Esse é realmente o critério de valor que deveria prevalecer. Vá lá que, para construir uma relação amorosa, cada um tenha seus requisitos muito pessoais (em que prevaleça só a aparência física ou a procedência, posse de bens, nível cultural e intelectual etc.), mas generalizar a procedência geográfica como meio de aceitação das pessoas é muita pobreza interior, e denota pouca cultura, assim como valores muito equivocados!
Tenho a esperança de que um dia (mas, que seja logo, para que eu possa ter o prazer de presenciar) essa desigualdade seja também superada, e que os intelectuais sulistas façam justiça e se manifestem contra essa discriminação e preconceito bobos, que não têm nenhuma razão lógica nem objetiva de ser, para destacar em seus escritos ou ditos os nordestinos intelectuais, como Ariano Suassuna, José de Alencar, Augusto dos Anjos, Raquel de Queiroz, Rui Barbosa, Castro Alves, Celso Furtado, Milton Santos, Gonçalves Dias, Álvares de Azevedo, José Lins do Rego, Jorge Amado, Guimarães Rosa, João Cabral de Melo Neto, Guimarães Rosa, Graciliano Ramos, Ferreira Goulart, precisa mais? Então, vamos lá: Caetano Veloso, Chico César, Alceu Valença, Lenine, Zé Ramalho, Fagner, Belchior, Torquato Neto, Geraldo Vandré, Geraldo Azevedo (ainda lembrei muitos, considerando que a minha mente é pequena para lembrar de tanta gente, principalmente se estou há tanto tempo fora do país, a tantos quilômetros de distância!)
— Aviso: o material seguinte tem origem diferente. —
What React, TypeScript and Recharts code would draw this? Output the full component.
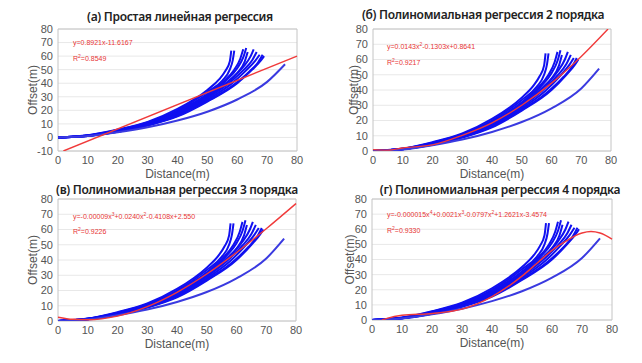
import { LineChart, Line, XAxis, YAxis, CartesianGrid, ReferenceArea } from 'recharts';

// shared axes
const distanceTicks = [0, 10, 20, 30, 40, 50, 60, 70, 80];
const offsetTicksWide = [-10, 0, 10, 20, 30, 40, 50, 60, 70, 80];
const offsetTicks = [0, 10, 20, 30, 40, 50, 60, 70, 80];

// measured vehicle tracks [distance, offset]
const track01 = [[0, 0], [10, 1.6], [20, 5.8], [30, 11.5], [40, 21], [50, 35], [54, 43], [56, 49], [57.5, 56], [58, 64]];
const track02 = [[0, 0], [10, 1.5], [20, 5.5], [30, 11], [40, 20], [50, 33.5], [55, 42], [57.5, 50], [58.5, 57], [59, 64]];
const track03 = [[0, 0], [10, 1.4], [20, 5.2], [30, 10.7], [40, 19.3], [50, 32], [55, 40.5], [59, 50], [61, 58], [62, 65]];
const track04 = [[0, 0], [10, 1.4], [20, 5], [30, 10.4], [40, 18.7], [50, 31], [56, 41.5], [60, 51], [62, 59], [63, 66]];
const track05 = [[0, 0], [10, 1.3], [20, 4.8], [30, 10], [40, 18], [50, 30], [56, 39.5], [60, 47.5], [62.5, 56], [63.5, 63]];
const track06 = [[0, 0], [10, 1.3], [20, 4.7], [30, 9.8], [40, 17.5], [50, 29.5], [57, 41.5], [62, 52], [64.5, 60], [65.5, 65]];
const track07 = [[0, 0], [10, 1.2], [20, 4.5], [30, 9.5], [40, 17], [50, 29], [58, 41.5], [62, 49.5], [65, 57], [66.5, 63]];
const track08 = [[0, 0], [10, 1.2], [20, 4.4], [30, 9.3], [40, 16.5], [50, 28], [58, 39.5], [63, 49.5], [66, 56.5], [67.5, 61]];
const track09 = [[0, 0], [10, 1.1], [20, 4.2], [30, 9], [40, 16], [50, 27], [58, 37.5], [64, 48.5], [67, 55.5], [68.5, 61]];
const track10 = [[0, 0], [10, 1.1], [20, 4.1], [30, 8.8], [40, 15.5], [50, 26.5], [60, 40], [65, 50], [68, 57], [69, 60]];
const track11 = [[0, 0], [10, 1], [20, 3.8], [30, 7.5], [40, 12.5], [50, 19], [60, 28], [70, 41], [76, 54]];

const blueTracks = [track01, track02, track03, track04, track05, track06, track07, track08, track09, track10, track11];

// fitted curves
const linearFit = [[1.8, -10], [80, 60]];
const quadraticFit = [[0, 0.9], [5, 0.6], [10, 2], [20, 4], [30, 10.3], [40, 18.5], [50, 30], [60, 44.5], [70, 62], [79, 80]];
const cubicFit = [[0, 2.5], [5, 1.1], [10, 0.8], [20, 3.2], [30, 9.4], [40, 18.8], [50, 30.8], [60, 44.9], [70, 60.5], [80, 77]];
const quarticFit = [[3.3, 0], [5, 1.1], [10, 3.1], [20, 4.3], [30, 7.2], [40, 15.5], [50, 29], [55, 37.5], [60, 46], [65, 52.5], [68, 56], [70, 57.5], [73, 58.5], [76, 57.5], [80, 53.5]];

const toPoints = (pts: number[][]) => pts.map(([x, y]) => ({ x, y }));

const tickStyle = { fontSize: 11, fill: '#555', fontFamily: 'Liberation Sans, Arial, sans-serif' };
const labelStyle = { fontSize: 12, fill: '#555', fontFamily: 'Liberation Sans, Arial, sans-serif' };

type PanelProps = {
    left: number;
    top: number;
    height: number;
    margin: { top: number; right: number; bottom: number; left: number };
    yWidth: number;
    yMin: number;
    yTicks: number[];
    fit: number[][];
    yLabelOffset: number;
};

function Panel({ left, top, height, margin, yWidth, yMin, yTicks, fit, yLabelOffset }: PanelProps) {
    return (
        <div style={{ position: 'absolute', left, top }}>
            <LineChart width={321} height={height} margin={margin}>
                <CartesianGrid vertical={false} stroke="#e8e8e8" />
                <XAxis
                    type="number"
                    dataKey="x"
                    domain={[0, 80]}
                    ticks={distanceTicks}
                    interval={0}
                    tick={tickStyle}
                    tickLine={false}
                    tickSize={4}
                    tickMargin={1}
                    axisLine={false}
                    height={29}
                    label={{ value: 'Distance(m)', position: 'insideBottom', offset: 2, style: labelStyle }}
                />
                <YAxis
                    type="number"
                    dataKey="y"
                    domain={[yMin, 80]}
                    ticks={yTicks}
                    interval={0}
                    tick={tickStyle}
                    tickLine={false}
                    tickSize={3}
                    tickMargin={2}
                    axisLine={false}
                    width={yWidth}
                    allowDataOverflow
                    label={{ value: 'Offset(m)', angle: -90, position: 'insideLeft', offset: yLabelOffset, style: { ...labelStyle, textAnchor: 'middle' } }}
                />
                <ReferenceArea x1={0} x2={80} y1={yMin} y2={80} fill="none" stroke="#c4c4c4" />
                {blueTracks.map((t, i) => (
                    <Line
                        key={i}
                        data={toPoints(t)}
                        dataKey="y"
                        type="monotone"
                        stroke={i === blueTracks.length - 1 ? '#3a3ae0' : '#1010f0'}
                        strokeWidth={2}
                        dot={false}
                        isAnimationActive={false}
                    />
                ))}
                <Line data={toPoints(fit)} dataKey="y" type="monotone" stroke="#f03a3a" strokeWidth={1.4} dot={false} isAnimationActive={false} />
            </LineChart>
        </div>
    );
}

const titleStyle = {
    position: 'absolute' as const,
    width: 320,
    textAlign: 'center' as const,
    fontSize: 12,
    fontWeight: 600,
    letterSpacing: -0.3,
    color: '#222',
    lineHeight: '12px',
    fontFamily: 'Noto Sans, sans-serif',
};

const eqStyle = {
    position: 'absolute' as const,
    fontSize: 7,
    color: '#e83535',
    lineHeight: '9px',
    whiteSpace: 'nowrap' as const,
    fontFamily: 'Liberation Sans, Arial, sans-serif',
};

export default function App() {
    return (
        <div style={{ position: 'absolute', left: 0, top: 0, width: 642, height: 363, background: '#fff', overflow: 'hidden' }}>
            <Panel left={0} top={0} height={184} margin={{ top: 29, right: 24, bottom: 4, left: 0 }} yWidth={58} yMin={-10} yTicks={offsetTicksWide} fit={linearFit} yLabelOffset={33} />
            <Panel left={321} top={0} height={184} margin={{ top: 29, right: 31, bottom: 4, left: 0 }} yWidth={52} yMin={0} yTicks={offsetTicks} fit={quadraticFit} yLabelOffset={33} />
            <Panel left={0} top={180} height={183} margin={{ top: 19, right: 25, bottom: 13, left: 0 }} yWidth={58} yMin={0} yTicks={offsetTicks} fit={cubicFit} yLabelOffset={33} />
            <Panel left={321} top={180} height={183} margin={{ top: 19, right: 30, bottom: 14, left: 0 }} yWidth={51} yMin={0} yTicks={offsetTicks} fit={quarticFit} yLabelOffset={29} />

            <div style={{ ...titleStyle, left: 20, top: 11 }}>(a) Простая линейная регрессия</div>
            <div style={{ ...titleStyle, left: 323, top: 9 }}>(б) Полиномиальная регрессия 2 порядка</div>
            <div style={{ ...titleStyle, left: 17, top: 184 }}>(в) Полиномиальная регрессия 3 порядка</div>
            <div style={{ ...titleStyle, left: 340, top: 184 }}>(г) Полиномиальная регрессия 4 порядка</div>

            <div style={{ ...eqStyle, left: 73, top: 38 }}>y=0.8921x-11.6167</div>
            <div style={{ ...eqStyle, left: 73, top: 52 }}>R<sup style={{ fontSize: 5 }}>2</sup>=0.8549</div>
            <div style={{ ...eqStyle, left: 387, top: 40 }}>y=0.0143x<sup style={{ fontSize: 5 }}>2</sup>-0.1303x+0.8641</div>
            <div style={{ ...eqStyle, left: 387, top: 56 }}>R<sup style={{ fontSize: 5 }}>2</sup>=0.9217</div>
            <div style={{ ...eqStyle, left: 73, top: 210 }}>y=-0.00009x<sup style={{ fontSize: 5 }}>3</sup>+0.0240x<sup style={{ fontSize: 5 }}>2</sup>-0.4108x+2.550</div>
            <div style={{ ...eqStyle, left: 73, top: 225 }}>R<sup style={{ fontSize: 5 }}>2</sup>=0.9226</div>
            <div style={{ ...eqStyle, left: 387, top: 208 }}>y=-0.000015x<sup style={{ fontSize: 5 }}>4</sup>+0.0021x<sup style={{ fontSize: 5 }}>3</sup>-0.0797x<sup style={{ fontSize: 5 }}>2</sup>+1.2621x-3.4574</div>
            <div style={{ ...eqStyle, left: 73 + 314, top: 224 }}>R<sup style={{ fontSize: 5 }}>2</sup>=0.9330</div>
        </div>
    );
}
Acabo de saber de um pronunciamento do governador Romeu Zema, a respeito da distribuição monetária proposta pela Reforma Tributária, em que o nordeste estaria sendo favorecido, em vez dos estados sulistas e do sudeste, tratando aquela autoridade de fazer uma associação dos estados do sudeste e do sul, para se contrapor ao nordeste e norte, talvez. Não me lembro bem dos termos usados pelo governador Zema, mas creio que ele se referiu às “vaquinhas” pouco produtivas do nordeste (não sei exatamente se referindo-se às pessoas de lá, ou mesmo aos animais bovinos de baixa produção). Seja ao que for, são palavras de pouco respeito e muito preconceito, uma forma depreciativa de chamar os seus irmãos (mesmo que ele não queira considerá-los como tais) de procedência “menos nobre” que os sulistas, só pela origem dos mesmos, da parte pobre do país; talvez pobre de bens materiais e dinheiro, mas de uma imensa riqueza cultural, musical e artística.
É uma pena esse tipo de mentalidade, que se defende atacando os demais, que se consideram excluídos desse círculo de poder e riqueza, sem pensar que o país precisa funcionar bem em toda a sua integridade, e que, se falhar uma parte, por “pequena” que seja, faz desabar toda a carruagem! Disso é que os governantes falam, quando mencionam a desigualdade que reina nesse território gigante, que não pode sustentar-se sozinho, sem a contribuição de todos os seus pedaços, muitos deles subestimados pelos que se julgam mais altos, melhores talvez, só por serem mais ricos e poderosos!